The Energy Complex Continues To Bounce Back And Forth This Week And Have A Mixed Outlook Going Forward
The energy complex continues to bounce back and forth this week and have a mixed outlook going forward, with Crude Oil falling well below its weekly trend-line, while refined products have managed to stay above theirs.
The technical breakdown in crude, while refined products have managed to hold above their trend lines has sent crack spreads to fresh record highs in some areas, with even the low end estimates putting margins for plants north of $1/gallon. If you think that kind of margin isn’t enough incentive for a refiner to pull out all the stops to run full out, you’ve probably never met anyone in the refining business.
Speaking of which, we didn’t get a DOE status report this week due to a systems issue, but we did get the agency’s annual refinery capacity report. That report highlighted the decline in operable capacity over the past two years that marks the most severe decline since the early 80s and has led to all sorts of straw grasping to try and solve the problem of high fuel prices in an election year.

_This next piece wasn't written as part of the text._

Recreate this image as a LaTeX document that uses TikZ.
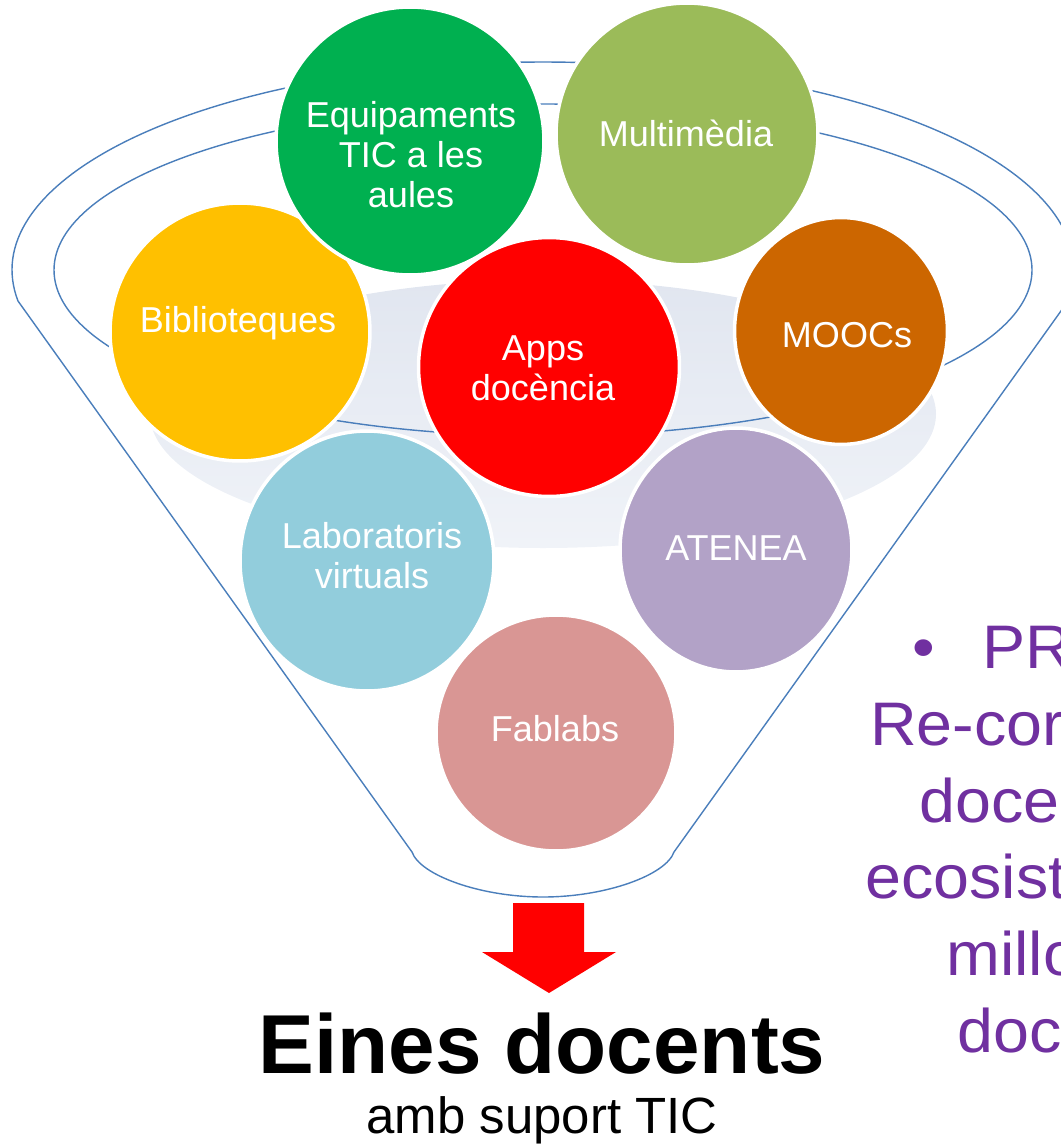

The EIA this morning published a note on Global Crude Oil production capacity, showing both the relatively large excess in place today, and predicting a drop in that amount as producers race to bring output back online, something that’s proven difficult this year. That excess crude production capacity goes a long way to explaining why we saw oil prices top out well below their 2008 highs (so far) while the lack of refinery capacity goes a long way to explain why refined products have smashed their previous records.
The National Hurricane Center increased the odds of development for a system churning across the Atlantic to 60% yesterday, but that system still may not pose a threat to the US unless it’s able to shift north before approaching South America. The 2022 season is still expected to be a busy one for hurricanes, even though it’s off to a slow start vs the last two years.
RIN Prices continue to slide this week, and have now given back all of the gains made earlier in June when the EPA revised their blending requirements for refiners. Plummeting grain and palm oil prices are getting credit for the slide in RIN and ethanol prices.